The Weekly Newsletter of MIT Linguistics

Daniel Büring: Mini-course on Unalternative Semantics

Class 1 (Wednesday)
Title: Unalternative Semantics, basics
Time: 5:00-6:30pm
Venue: 32-461

UNALTERNATIVE SEMANTICS (UAS) provides a new method to calculate focus alternatives. It directly and compositionally calculates focus alternatives from relative stress patterns, without the mediation of [F]-markers or similar devices. Crucially, the structural cue for deriving focus alternatives (in English and similar languages) is the distinction between default and non-default metrical patterns among sister nodes, rather than properties of constituents in isolation (such as presence of an accent, or a particular amount of stress). The result is a simpler, yet arguably more adequate model of the connection between prosody and focus semantics.

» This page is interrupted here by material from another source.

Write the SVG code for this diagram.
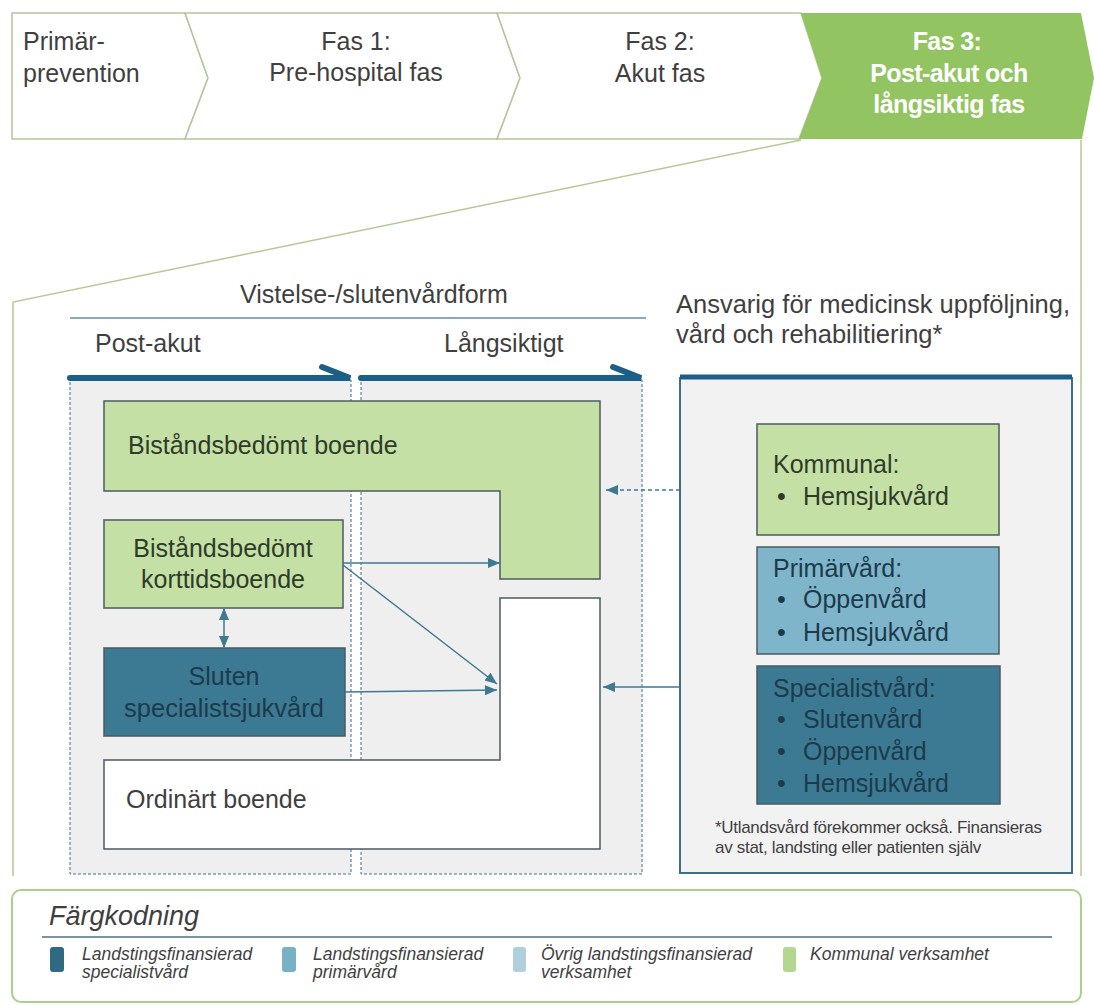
<svg xmlns="http://www.w3.org/2000/svg" width="1094" height="1005" viewBox="0 0 1094 1005">
<style>
.t{font-family:"Liberation Sans",Arial,sans-serif;font-size:25px;fill:#3f3f3f}
.tb{font-family:"Liberation Sans",Arial,sans-serif;font-size:25px;font-weight:bold;fill:#ffffff;letter-spacing:-0.6px}
.g{fill:#2f3b2a}
.d{fill:#1d3a4c}
.sm{font-family:"Liberation Sans",Arial,sans-serif;font-size:17px;fill:#3f3f3f;letter-spacing:-0.3px}
.lg{font-family:"Liberation Sans",Arial,sans-serif;font-size:17.5px;font-style:italic;fill:#3f3f3f}
.chev{fill:#ffffff;stroke:#b3c69c;stroke-width:1.5}
.col{fill:#efeff0;stroke:#3d6f8c;stroke-width:1;stroke-dasharray:3 2}
.box{stroke:#4d5b60;stroke-width:1.5}
.frame{fill:none;stroke:#b5c995;stroke-width:1.5}
.bar{fill:none;stroke:#1b5e87;stroke-width:6;stroke-linecap:round}
.con{fill:none;stroke:#3f7891;stroke-width:1.5}
</style>
<defs>
<marker id="ah" markerUnits="userSpaceOnUse" markerWidth="13" markerHeight="11" refX="12" refY="5" orient="auto-start-reverse">
<path d="M0,0 L12,5 L0,10 z" fill="#3f7891"/>
</marker>
</defs>
<rect width="1094" height="1005" fill="#ffffff"/>

<!-- top phase bar -->
<g id="phase-primar">
<polygon class="chev" points="12,13 185,13 208,78 185,139 12,139"/>
<text class="t" x="23" y="50">Primär-</text>
<text class="t" x="23" y="82">prevention</text>
</g>
<g id="phase-fas1">
<polygon class="chev" points="185,13 497,13 520,78 497,139 185,139 208,78"/>
<text class="t" x="356" y="50" text-anchor="middle">Fas 1:</text>
<text class="t" x="356" y="81" text-anchor="middle">Pre-hospital fas</text>
</g>
<g id="phase-fas2">
<polygon class="chev" points="497,13 801,13 822,78 799,139 497,139 520,78"/>
<text class="t" x="660" y="50" text-anchor="middle">Fas 2:</text>
<text class="t" x="660" y="82" text-anchor="middle">Akut fas</text>
</g>
<g id="phase-fas3">
<polygon points="801,13 1081,13 1094,78 1082,139 799,139 822,78" fill="#93c462"/>
<text class="tb" x="947" y="50" text-anchor="middle">Fas 3:</text>
<text class="tb" x="949" y="82" text-anchor="middle">Post-akut och</text>
<text class="tb" x="949" y="113" text-anchor="middle">långsiktig fas</text>
</g>

<!-- zoom frame -->
<g id="frame">
<polyline class="frame" points="801,140 13,302 13,876"/>
<line class="frame" x1="1081" y1="140" x2="1081" y2="876"/>
</g>

<!-- headings -->
<g id="headings">
<text class="t" x="240" y="303">Vistelse-/slutenvårdform</text>
<line x1="70" y1="318" x2="646" y2="318" stroke="#5f8ea6" stroke-width="1.5"/>
<text class="t" x="95" y="352">Post-akut</text>
<text class="t" x="444" y="352">Långsiktigt</text>
<text class="t" x="676" y="313" style="font-size:25.5px">Ansvarig för medicinsk uppföljning,</text>
<text class="t" x="676" y="343" style="font-size:25.5px">vård och rehabilitiering*</text>
</g>

<!-- columns -->
<g id="col-postakut">
<rect class="col" x="70" y="380" width="281" height="494"/>
<path class="bar" d="M70,378 H350 L322,367"/>
</g>
<g id="col-langsiktigt">
<rect class="col" x="361" y="380" width="281" height="494"/>
<path class="bar" d="M361,378 H641 L613,367"/>
</g>

<!-- right panel -->
<g id="panel-ansvarig">
<rect x="680" y="378" width="392" height="495" fill="#f2f2f3" stroke="#3d6f89" stroke-width="2"/>
<line x1="680" y1="377" x2="1072" y2="377" stroke="#1b5e87" stroke-width="5"/>
</g>

<!-- nodes -->
<g id="node-bistand-boende">
<polygon class="box" points="104,401 600,401 600,579 500,579 500,491 104,491" fill="#c5e0a5"/>
<text class="t g" x="128" y="454">Biståndsbedömt boende</text>
</g>
<g id="node-korttids">
<rect class="box" x="104" y="520" width="239" height="88" fill="#c5e0a5"/>
<text class="t g" x="223" y="557" text-anchor="middle">Biståndsbedömt</text>
<text class="t g" x="223" y="588" text-anchor="middle">korttidsboende</text>
</g>
<g id="node-sluten">
<rect class="box" x="104" y="648" width="241" height="88" fill="#3b7a92"/>
<text class="t d" x="224" y="685" text-anchor="middle">Sluten</text>
<text class="t d" x="224" y="717" text-anchor="middle" style="font-size:25.5px">specialistsjukvård</text>
</g>
<g id="node-ordinart">
<polygon class="box" points="500,598 600,598 600,849 104,849 104,760 500,760" fill="#ffffff"/>
<text class="t" x="126" y="808">Ordinärt boende</text>
</g>
<g id="node-kommunal">
<rect class="box" x="757" y="424" width="242" height="111" fill="#c5e0a5"/>
<text class="t g" x="773" y="473">Kommunal:</text>
<text class="t g" x="777" y="505">•</text>
<text class="t g" x="803" y="505">Hemsjukvård</text>
</g>
<g id="node-primarvard">
<rect class="box" x="757" y="547" width="242" height="107" fill="#7fb5ca"/>
<text class="t d" x="773" y="577">Primärvård:</text>
<text class="t d" x="777" y="608">•</text>
<text class="t d" x="803" y="608">Öppenvård</text>
<text class="t d" x="777" y="641">•</text>
<text class="t d" x="803" y="641">Hemsjukvård</text>
</g>
<g id="node-specialistvard">
<rect class="box" x="757" y="666" width="243" height="138" fill="#3b7a92"/>
<text class="t d" x="773" y="697">Specialistvård:</text>
<text class="t d" x="777" y="728">•</text>
<text class="t d" x="803" y="728">Slutenvård</text>
<text class="t d" x="777" y="760">•</text>
<text class="t d" x="803" y="760">Öppenvård</text>
<text class="t d" x="777" y="792">•</text>
<text class="t d" x="803" y="792">Hemsjukvård</text>
</g>
<g id="footnote">
<text class="sm" x="715" y="833">*Utlandsvård förekommer också. Finansieras</text>
<text class="sm" x="715" y="853">av stat, landsting eller patienten själv</text>
</g>

<!-- connectors -->
<g id="connectors">
<line class="con" x1="343" y1="563" x2="500" y2="563" marker-end="url(#ah)"/>
<line class="con" x1="343" y1="565" x2="497" y2="684" marker-end="url(#ah)"/>
<line class="con" x1="345" y1="692" x2="497" y2="690" marker-end="url(#ah)"/>
<line class="con" x1="224" y1="608" x2="224" y2="648" marker-start="url(#ah)" marker-end="url(#ah)"/>
<line class="con" x1="680" y1="490" x2="606" y2="490" stroke-dasharray="4 3" marker-end="url(#ah)"/>
<line class="con" x1="680" y1="687" x2="603" y2="687" marker-end="url(#ah)"/>
</g>

<!-- legend -->
<g id="legend">
<rect x="12" y="890" width="1069" height="112" rx="9" fill="#ffffff" stroke="#a9d08c" stroke-width="2"/>
<text class="lg" x="49" y="925" style="font-size:27px">Färgkodning</text>
<line x1="42" y1="937" x2="1052" y2="937" stroke="#4f6f80" stroke-width="1.5"/>
<rect x="50" y="947" width="14" height="25" rx="3" fill="#2f6a80"/>
<text class="lg" x="82" y="960">Landstingsfinansierad</text>
<text class="lg" x="82" y="978">specialistvård</text>
<rect x="282" y="947" width="14" height="25" rx="3" fill="#78b0c6"/>
<text class="lg" x="313" y="960">Landstingsfinansierad</text>
<text class="lg" x="313" y="978">primärvård</text>
<rect x="513" y="947" width="13" height="25" rx="3" fill="#b0cfdc"/>
<text class="lg" x="541" y="960">Övrig landstingsfinansierad</text>
<text class="lg" x="541" y="978">verksamhet</text>
<rect x="783" y="947" width="13" height="25" rx="3" fill="#b4d78f"/>
<text class="lg" x="810" y="960">Kommunal verksamhet</text>
</g>
</svg>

The first class introduces the basic workings of UAS. I then discuss how UAS avoids classical problems such as over-focussing, under-accenting, and how it accounts for second occurrence focus.

Class 2 (Thursday)
Title: Unalternative Semantics, further applications
Time: 5:00-6:30pm
Venue: 32-461

The basic framework from class 1 is applied to new phenomena: focus positions, “unfocus” positions (in Hausa), and sentences with two intermediate phrases and two nuclear pitch accents (in English again). If we’re lucky, we can discuss impromptu ideas by students that work on related phenomena, speculate how they could be approached in UAS etc.